Indian tennis ace Sania Mirza is set to miss next month's Australian Open owing to a knee injury and could go for a surgery to treat the condition. Sania is suffering from a condition called jumper's knee in her right leg. It is defined as a painful condition of the knee caused by inflammation or small tears in the tendon of the patella.
Sania won the 2016 Australian Open women's doubles title with Martina Hingis before announcing their split in August.
The 31-year-old, who was here for the final of the Premjit Lall Invitational tournament, said she might have to go for a surgery and is looking for a Roger Federer-like comeback.
"It's kind of serious. Surgery is probably on the cards. I will be out for a few months for sure," Sania said at the Jaidip Mukerjea Tennis Academy.
Sania said she is okay while walking with the injured knee but playing is painful.
"I'm okay to walk but it's painful when I've to change directions, when you actually go on to play, that's the biggest problem. I can run straight but not able to do plyometrics stuff.

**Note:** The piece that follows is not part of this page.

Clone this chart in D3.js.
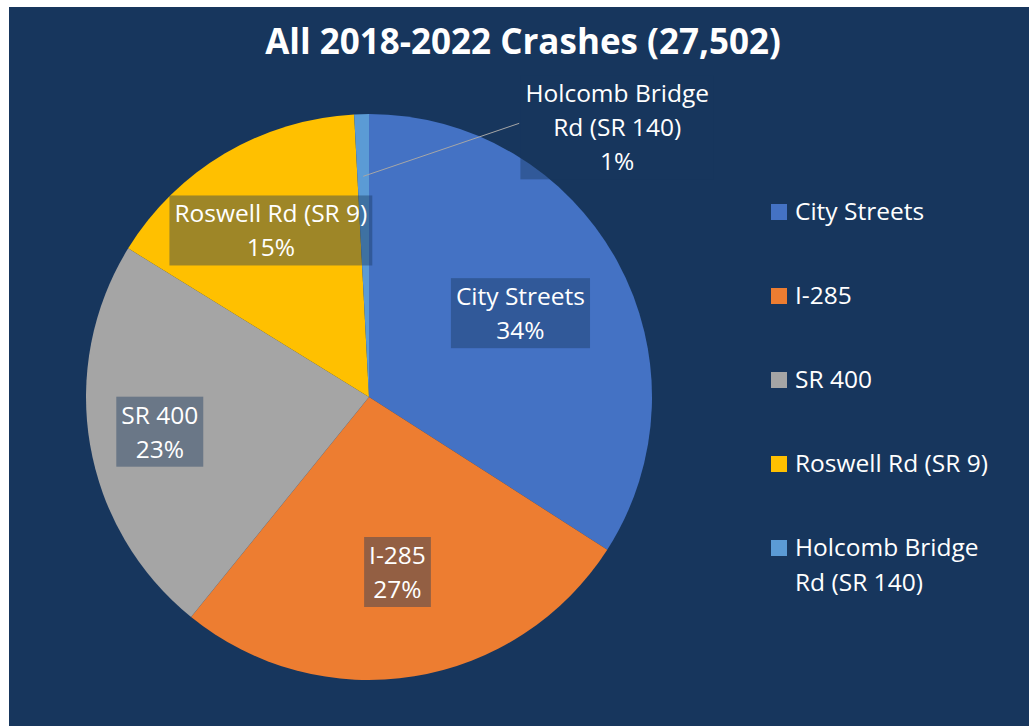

"My doctors told me to take a couple of months off and then see how it feels before it gets into a process of either surgery or injections. When I saw them, the pain was not less after two months.
"Now we have to take a call. It's a little bit up in the air, I can't tell you a definitive next. So I will be missing the Australian Open for sure. It won't be before a couple of months at least."
Asked about Commonwealth Games and the Asian Games next year, she said, "Hopefully I will be okay for that. Every time people ask me about plans and I always say as tennis players we don't know about our health, we don't know where we will be at that point. It's one year, it's a long time. Anything can happen. Hopefully ill be healthy again and I'll be able to play."
Sania looked forward to a Federer-like return to the court.
"After 15 years, it's not such a big thing to be out for a few months. It did wonders for Roger -- he went out for six months and he has not lost a match since... Hopefully that can happen to me as well."
Sania further lamented the lack of a proper system in India, which was hampering the progress of tennis.
"There is no system. I've been saying that for last 15 years. I wish them if there was only one problem... But the first step is 'how do I go about it if I want my child to start playing tennis?'
"We can do our part but that's not the way to produce champions year after year. That's why we have one champion in 30 years. There are many issues. We still have to make our own mistakes, learn from it, and in the meantime, most of us fizzle out and there are some of us who are fortunate enough to come through despite the system.
"It's the sad part which is why events like this are so important which is why we are here. Even if one child picks up a tennis racket, I would feel we have done justice by coming here.
"We are here to support tennis. It's a sport that is growing over the years in India. We are hoping that more and more kids are inspired by us. It's great to be back in Kolkata, and greater to be for an event that promotes tennis."
Recalling her first memory of picking a racket at the age of six, she said: "The coach actually did not want to take me and told me I was too 'small' to play tennis. My mom had to force him saying take her, I want my child to play.
"It was a big argument and finally he took me. After a month he called my parents and said you have to watch her play as I've never seen a six-year-old play like this," she concluded.